Objective — Give back exactly the lines from the one with "What TikZ code" through the one with "controls ($(#1.south)+(0,10pt)$) and", inclusive, without the images.

Given records —
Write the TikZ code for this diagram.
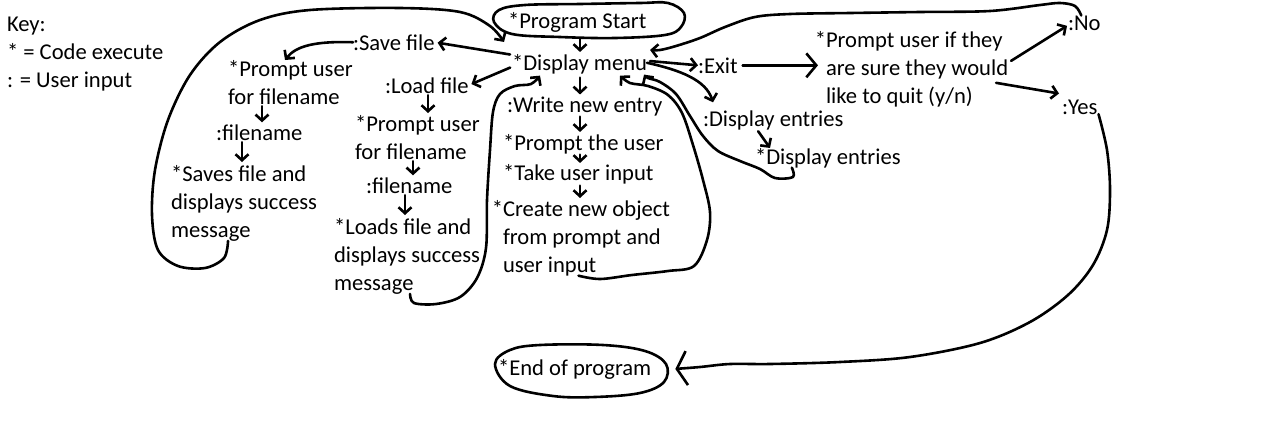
\documentclass[tikz,border=0pt]{standalone}
\usepackage{fontspec}
\setmainfont{Carlito}
\usetikzlibrary{arrows.meta}
\tikzset{
  txt/.style={inner sep=0pt, outer sep=0pt, font=\fontsize{22.6}{28}\selectfont, text=black},
  ml/.style={txt, align=left, anchor=north west},
  sl/.style={txt, anchor=base west},
  stroke/.style={line width=2.6pt, line cap=round, line join=round, black},
  arr/.style={stroke, -{Straight Barb[length=6pt,width=13pt]}},
  bigarr/.style={stroke, -{Straight Barb[length=10pt,width=24pt]}},
  loop/.style={arr, smooth, tension=0.55},
}
\begin{document}
\begin{tikzpicture}[x=1pt, y=-1pt]
\useasboundingbox (0,0) rectangle (1265,421);

% columns for vertical arrows
\coordinate (colM) at (580,0);
\coordinate (colA) at (262,0);
\coordinate (colB) at (242,0);
\coordinate (colC) at (428,0);
\coordinate (colD) at (413,0);
\coordinate (colE) at (405,0);

% key
\node[ml] (key) at (7,17) {Key:\\* = Code execute\\: = User input};

% main column
\node[sl] (start) at (508,28) {*Program Start};
\node[sl] (menu) at (512,70) {*Display menu};
\node[sl] (write) at (507,112) {:Write new entry};
\node[sl] (prompt3) at (503,150) {*Prompt the user};
\node[sl] (take) at (503,180) {*Take user input};
\node[ml] (create) at (503,200) {\llap{*}Create new object\\from prompt and\\user input};

% save branch
\node[sl] (savefile) at (353,50) {:Save file};
\node[ml] (prompt1) at (228,60) {*Prompt user\\for filename};
\node[sl] (fname1) at (216,140) {:filename};
\node[ml] (saves) at (171,165) {*Saves file and\\displays success\\message};

% load branch
\node[sl] (loadfile) at (385,93) {:Load file};
\node[ml] (prompt2) at (355,115) {*Prompt user\\for filename};
\node[sl] (fname2) at (366,193) {:filename};
\node[ml] (loads) at (334,218) {*Loads file and\\displays success\\message};

% right branch
\node[sl] (exit) at (698,73) {:Exit};
\node[sl] (disp1) at (703,126) {:Display entries};
\node[sl] (disp2) at (755,164) {*Display entries};
\node[ml] (quit) at (826,31) {\llap{*}Prompt user if they\\are sure they would\\like to quit (y/n)};
\node[sl] (no) at (1068,30) {:No};
\node[sl] (yes) at (1062,114) {:Yes};

\node[sl] (endp) at (498,375) {*End of program};

% hand-drawn outlines
\draw[stroke] plot[smooth cycle, tension=0.6] coordinates {(494,22) (499,10) (525,5) (580,4) (640,3) (668,3) (684,13) (681,27) (665,35) (615,38) (560,37) (512,34)};
\coordinate (startbot) at (580,39);
\draw[stroke] plot[smooth cycle, tension=0.6] coordinates {(495,364) (510,350) (540,345) (603,345) (645,351) (666,364) (664,382) (640,393) (595,397) (553,396) (510,386)};

% main column arrows
\draw[arr, shorten >=2pt] (startbot) -- (menu.north -| colM);
\draw[arr, shorten <=4pt, shorten >=2pt] (menu.south -| colM) -- (write.north -| colM);
\draw[arr, shorten <=1pt, shorten >=2pt] (write.south -| colM) -- (prompt3.north -| colM);
\draw[arr, shorten <=1pt, shorten >=0pt] (prompt3.south -| colM) -- ([yshift=1pt]take.north -| colM);
\draw[arr, shorten <=2pt, shorten >=2pt] (take.south -| colM) -- (create.north -| colM);

% save branch arrows
\draw[arr, shorten <=2pt, shorten >=3pt] ([yshift=9pt]menu.west) -- (savefile.east);
\draw[arr] (savefile.west) .. controls (315,41) and (296,46) .. ([xshift=57pt]prompt1.north west);
\draw[arr, shorten <=2pt, shorten >=2pt] (prompt1.south -| colA) -- (fname1.north -| colA);
\draw[arr, shorten <=2pt, shorten >=3pt] (fname1.south -| colB) -- (saves.north -| colB);
\draw[loop] plot coordinates {([xshift=-16pt]saves.south) (224,258) (205,268) (178,266) (158,250) (152,215) (155,170) (168,120) (190,75) (220,42) (260,20) (310,10) (400,8) (460,12) (490,26) ([shift={(-8pt,12pt)}]menu.north west)};

% load branch arrows
\draw[arr, shorten <=2pt, shorten >=3pt] ([yshift=-3pt]menu.west) -- (loadfile.east);
\draw[arr, shorten <=2pt, shorten >=2pt] (loadfile.south -| colC) -- (prompt2.north -| colC);
\draw[arr, shorten <=2pt, shorten >=2pt] (prompt2.south -| colD) -- (fname2.north -| colD);
\draw[arr, shorten <=2pt, shorten >=3pt] (fname2.south -| colE) -- (loads.north -| colE);
\draw[loop] plot coordinates {([xshift=3pt]loads.south) (414,303) (436,304) (460,297) (477,278) (486,248) (487,200) (490,150) (493,112) (500,94) (515,86) (531,84) ([shift={(28pt,-2pt)}]menu.south west)};

% create loop
\draw[loop] plot coordinates {([xshift=-8pt]create.south) (600,279) (632,275) (668,271) (694,266) (707,240) (710,212) (703,180) (693,145) (682,113) (668,95) (648,86) (630,83) ([shift={(108pt,-2pt)}]menu.south west)};

% right branch
\draw[arr, shorten <=3pt, shorten >=0pt] ([yshift=3pt]menu.east) -- (exit.west);
\draw[bigarr, shorten <=5pt, shorten >=8pt] (exit.east) -- (exit.east -| quit.west);
\draw[arr] ([shift={(3pt,8pt)}]quit.east) -- ([shift={(-1pt,-3pt)}]no.west);
\draw[arr] ([shift={(-12pt,-14pt)}]quit.east) -- ([shift={(-3pt,6pt)}]yes.north west);
\draw[arr] ([yshift=1pt]menu.east) .. controls (680,70) and (706,80) .. ([shift={(10pt,8pt)}]disp1.north west);
\draw[arr, shorten <=2pt] ([xshift=54pt]disp1.south west) -- ([xshift=15pt]disp2.north west);
\draw[loop] plot coordinates {([xshift=-36pt]disp2.south) (793,177) (775,178) (760,169) (740,161) (718,151) (703,136) (690,116) (676,94) (660,82) (648,78) ([shift={(-3pt,-1pt)}]menu.south east)};
\draw[loop] plot coordinates {([xshift=-3pt]no.north) (1075,6) (1060,3) (1040,5) (990,11) (920,12) (850,13) (790,14) (755,17) (725,27) (700,38) (676,46) (660,50) ([shift={(3pt,4pt)}]menu.north east)};
\draw[loop, -{Straight Barb[length=10pt,width=34pt]}] plot coordinates {([xshift=1pt]yes.south east) (1107,150) (1110,190) (1107,230) (1093,265) (1068,295) (1030,322) (980,343) (910,357) (840,362) (770,364) (730,364) (700,367) ([xshift=24pt]endp.east)};
\end{tikzpicture}
\end{document}
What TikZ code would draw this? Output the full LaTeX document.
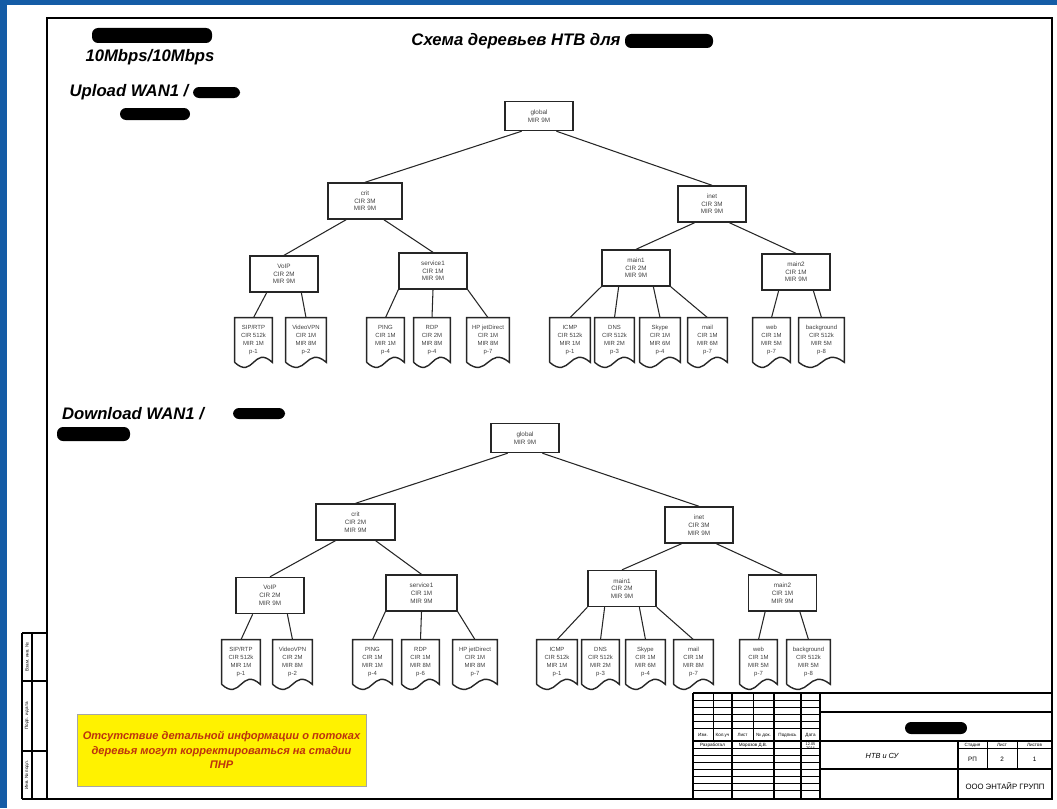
\documentclass[tikz,border=0pt]{standalone}
\usepackage{fontspec}
\setmainfont{Liberation Sans}
\usetikzlibrary{calc}
\definecolor{frameblue}{rgb}{0.08,0.36,0.65}
\definecolor{notered}{rgb}{0.74,0.2,0.05}

\newcommand{\leafshape}[1]{\draw[box] (#1.south west) -- (#1.north west) -- (#1.north east) -- (#1.south east)
  .. controls ($(#1.south)+(0,10pt)$) and ($(#1.south)+(0,-10pt)$) .. (#1.south west);}

\begin{document}
\begin{tikzpicture}[x=0.2mm, y=-0.2mm,
    box/.style={draw=black!85, line width=0.8pt},
    queue/.style={box, rectangle, minimum width=13.6mm, minimum height=7.2mm, inner sep=0.5pt, align=center, text=black!75, font=\fontsize{3.6}{4.4}\selectfont},
    leaf/.style={rectangle, minimum width=7.6mm, minimum height=8.8mm, inner sep=0.5pt, align=center, text=black!75, font=\fontsize{3.4}{4.4}\selectfont},
    link/.style={draw=black!85, line width=0.6pt},
    head/.style={font=\fontsize{9.5}{11}\selectfont\bfseries\itshape},
    blot/.style={fill=black, rounded corners=1.2mm},
    stamp/.style={font=\fontsize{2.6}{3}\selectfont, inner sep=0pt},
    fine/.style={line width=0.4pt},
    heavy/.style={line width=0.9pt}
]
    \useasboundingbox (0,0) rectangle (1057,808);
    \fill[frameblue] (0,0) rectangle (1057,5);
    \fill[frameblue] (0,0) rectangle (7,808);
    \draw[heavy] (47,18) rectangle (1052,799);

    % headings
    \node[head] (speed) at (150,57) {10Mbps/10Mbps};
    \node[head] (title) at (516,41) {Схема деревьев НТВ для};
    \node[head] (upload) at (129,92) {Upload WAN1 /};
    \node[head] (download) at (133,414) {Download WAN1 /};
    \fill[blot] (92,28) rectangle (212,43);
    \fill[blot] (625,34) rectangle (713,48);
    \fill[blot] (193,87) rectangle (240,98);
    \fill[blot] (120,108) rectangle (190,120);
    \fill[blot] (233,408) rectangle (285,419);
    \fill[blot] (57,427) rectangle (130,441);

    % upload tree
    \node[queue, minimum height=5.8mm] (uglobal) at (539,116) {global\\MIR 9M};
    \node[queue, minimum width=14.8mm] (ucrit) at (365,201) {crit\\CIR 3M\\MIR 9M};
    \node[queue] (uinet) at (712,204) {inet\\CIR 3M\\MIR 9M};
    \node[queue] (uvoip) at (284,274) {VoIP\\CIR 2M\\MIR 9M};
    \node[queue] (userv) at (433,271) {service1\\CIR 1M\\MIR 9M};
    \node[queue] (umain1) at (636,268) {main1\\CIR 2M\\MIR 9M};
    \node[queue] (umain2) at (796,272) {main2\\CIR 1M\\MIR 9M};
    \node[leaf, minimum width=7.4mm] (usip) at (253.5,340) {SIP/RTP\\CIR 512k\\MIR 1M\\p-1};
    \node[leaf, minimum width=8mm] (uvideo) at (306,340) {VideoVPN\\CIR 1M\\MIR 8M\\p-2};
    \node[leaf, minimum width=7.4mm] (uping) at (385.5,340) {PING\\CIR 1M\\MIR 1M\\p-4};
    \node[leaf, minimum width=7.2mm] (urdp) at (432,340) {RDP\\CIR 2M\\MIR 8M\\p-4};
    \node[leaf, minimum width=8.4mm] (uhp) at (488,340) {HP jetDirect\\CIR 1M\\MIR 8M\\p-7};
    \node[leaf, minimum width=8mm] (uicmp) at (570,340) {ICMP\\CIR 512k\\MIR 1M\\p-1};
    \node[leaf, minimum width=7.8mm] (udns) at (614.5,340) {DNS\\CIR 512k\\MIR 2M\\p-3};
    \node[leaf, minimum width=8mm] (uskype) at (660,340) {Skype\\CIR 1M\\MIR 6M\\p-4};
    \node[leaf, minimum width=7.8mm] (umail) at (707.5,340) {mail\\CIR 1M\\MIR 6M\\p-7};
    \node[leaf, minimum width=7.4mm] (uweb) at (771.5,340) {web\\CIR 1M\\MIR 5M\\p-7};
    \node[leaf, minimum width=9mm] (ubg) at (821.5,340) {background\\CIR 512k\\MIR 5M\\p-8};

    \foreach \p/\f/\c in {uglobal/.25/ucrit, uglobal/.75/uinet, ucrit/.25/uvoip, ucrit/.75/userv,
        uinet/.25/umain1, uinet/.75/umain2, uvoip/.25/usip, uvoip/.75/uvideo, userv/0/uping,
        userv/.5/urdp, userv/1/uhp, umain1/0/uicmp, umain1/.25/udns, umain1/.75/uskype,
        umain1/1/umail, umain2/.25/uweb, umain2/.75/ubg}
        \draw[link] ($(\p.south west)!\f!(\p.south east)$) -- (\c.north);

    % download tree
    \node[queue, minimum height=5.8mm] (dglobal) at (525,438) {global\\MIR 9M};
    \node[queue, minimum width=15.8mm] (dcrit) at (355.5,522) {crit\\CIR 2M\\MIR 9M};
    \node[queue] (dinet) at (699,525) {inet\\CIR 3M\\MIR 9M};
    \node[queue] (dvoip) at (270,595.5) {VoIP\\CIR 2M\\MIR 9M};
    \node[queue, minimum width=14.2mm] (dserv) at (421.5,593) {service1\\CIR 1M\\MIR 9M};
    \node[queue] (dmain1) at (622,588.5) {main1\\CIR 2M\\MIR 9M};
    \node[queue] (dmain2) at (782.5,593) {main2\\CIR 1M\\MIR 9M};
    \node[leaf] (dsip) at (241,662) {SIP/RTP\\CIR 512k\\MIR 1M\\p-1};
    \node[leaf, minimum width=7.8mm] (dvideo) at (292.5,662) {VideoVPN\\CIR 2M\\MIR 8M\\p-2};
    \node[leaf, minimum width=7.8mm] (dping) at (372.5,662) {PING\\CIR 1M\\MIR 1M\\p-4};
    \node[leaf, minimum width=7.4mm] (drdp) at (420.5,662) {RDP\\CIR 1M\\MIR 8M\\p-6};
    \node[leaf, minimum width=8.8mm] (dhp) at (475,662) {HP jetDirect\\CIR 1M\\MIR 8M\\p-7};
    \node[leaf, minimum width=8mm] (dicmp) at (557,662) {ICMP\\CIR 512k\\MIR 1M\\p-1};
    \node[leaf, minimum width=7.4mm] (ddns) at (600.5,662) {DNS\\CIR 512k\\MIR 2M\\p-3};
    \node[leaf, minimum width=7.8mm] (dskype) at (645.5,662) {Skype\\CIR 1M\\MIR 6M\\p-4};
    \node[leaf, minimum width=7.8mm] (dmail) at (693.5,662) {mail\\CIR 1M\\MIR 8M\\p-7};
    \node[leaf, minimum width=7.4mm] (dweb) at (758.5,662) {web\\CIR 1M\\MIR 5M\\p-7};
    \node[leaf, minimum width=8.6mm] (dbg) at (808.5,662) {background\\CIR 512k\\MIR 5M\\p-8};

    \foreach \p/\f/\c in {dglobal/.25/dcrit, dglobal/.75/dinet, dcrit/.25/dvoip, dcrit/.75/dserv,
        dinet/.25/dmain1, dinet/.75/dmain2, dvoip/.25/dsip, dvoip/.75/dvideo, dserv/0/dping,
        dserv/.5/drdp, dserv/1/dhp, dmain1/0/dicmp, dmain1/.25/ddns, dmain1/.75/dskype,
        dmain1/1/dmail, dmain2/.25/dweb, dmain2/.75/dbg}
        \draw[link] ($(\p.south west)!\f!(\p.south east)$) -- (\c.north);

    \foreach \n in {usip, uvideo, uping, urdp, uhp, uicmp, udns, uskype, umail, uweb, ubg,
        dsip, dvideo, dping, drdp, dhp, dicmp, ddns, dskype, dmail, dweb, dbg} {\leafshape{\n}}

    % note
    \node[draw=black!35, fill=yellow, minimum width=56.6mm, minimum height=14.4mm, align=center, text=notered,
        font=\fontsize{6.3}{8.2}\selectfont\bfseries\itshape] (note) at (221.5,750)
        {Отсутствие детальной информации о потоках\\деревья могут корректироваться на стадии\\ПНР};

    % side strip
    \draw[heavy] (22,633) -- (47,633) (22,681) -- (47,681) (22,751) -- (47,751) (22,799) -- (47,799)
        (22,633) -- (22,799) (32,633) -- (32,799);
    \node[stamp, rotate=90] (sswap) at (27,657) {Взам. инв. №};
    \node[stamp, rotate=90] (ssign) at (27,716) {Подп. и дата};
    \node[stamp, rotate=90] (sinv) at (27,775) {Инв. № подл.};

    % title block
    \draw[heavy] (693,693) -- (1052,693) (693,693) -- (693,799) (693,741) -- (1052,741)
        (820,693) -- (820,799) (820,712) -- (1052,712) (820,769) -- (1052,769) (958,741) -- (958,799)
        (732,693) -- (732,799) (774,693) -- (774,799) (801,693) -- (801,799);
    \draw[fine] (713,693) -- (713,741) (753,693) -- (753,741) (987,741) -- (987,769) (1017,741) -- (1017,769)
        (958,748) -- (1052,748);
    \foreach \y in {700,707,714,721,728,748,755,762,769,776,783,790}
        \draw[fine] (693,\y) -- (820,\y);
    \fill[blot] (905,722) rectangle (967,734);
    \node[stamp] (tizm) at (703,735) {Изм.};
    \node[stamp] (tkol) at (722.5,735) {Кол.уч};
    \node[stamp] (tlist) at (742.5,735) {Лист};
    \node[stamp] (tdoc) at (763.5,735) {№ док.};
    \node[stamp] (tsign) at (787.5,735) {Подпись};
    \node[stamp] (tdate) at (810.5,735) {Дата};
    \node[stamp] (tdev) at (712.5,745) {Разработал};
    \node[stamp] (tname) at (753,745) {Морозов Д.В.};
    \node[stamp, font=\fontsize{2.2}{2.6}\selectfont, align=center] (tday) at (810.5,746) {12.05\\2014};
    \node[stamp, font=\fontsize{4.2}{5}\selectfont\itshape] (tsys) at (882,756) {НТВ и СУ};
    \node[stamp] (tstage) at (972.5,745) {Стадия};
    \node[stamp] (tsheet) at (1002,745) {Лист};
    \node[stamp] (tsheets) at (1034.5,745) {Листов};
    \node[stamp, font=\fontsize{3.6}{4}\selectfont] (vstage) at (972.5,759) {РП};
    \node[stamp, font=\fontsize{3.6}{4}\selectfont] (vsheet) at (1002,759) {2};
    \node[stamp, font=\fontsize{3.6}{4}\selectfont] (vsheets) at (1034.5,759) {1};
    \node[stamp, font=\fontsize{4.4}{5}\selectfont] (tfirm) at (1005,786) {ООО ЭНТАЙР ГРУПП};
\end{tikzpicture}
\end{document}
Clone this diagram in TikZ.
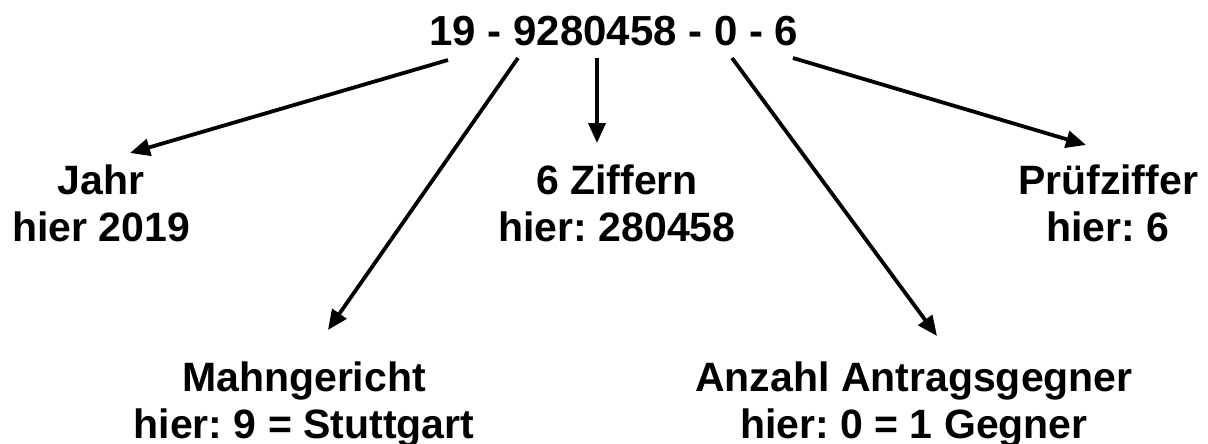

The reply —
What TikZ code would draw this? Output the full LaTeX document.
\documentclass[tikz,border=0pt]{standalone}
\usepackage{fontspec}
\setmainfont{Liberation Sans}
\usetikzlibrary{calc}
\definecolor{frameblue}{rgb}{0.08,0.36,0.65}
\definecolor{notered}{rgb}{0.74,0.2,0.05}

\newcommand{\leafshape}[1]{\draw[box] (#1.south west) -- (#1.north west) -- (#1.north east) -- (#1.south east)
  .. controls ($(#1.south)+(0,10pt)$) and ($(#1.south)+(0,-10pt)$) .. (#1.south west);}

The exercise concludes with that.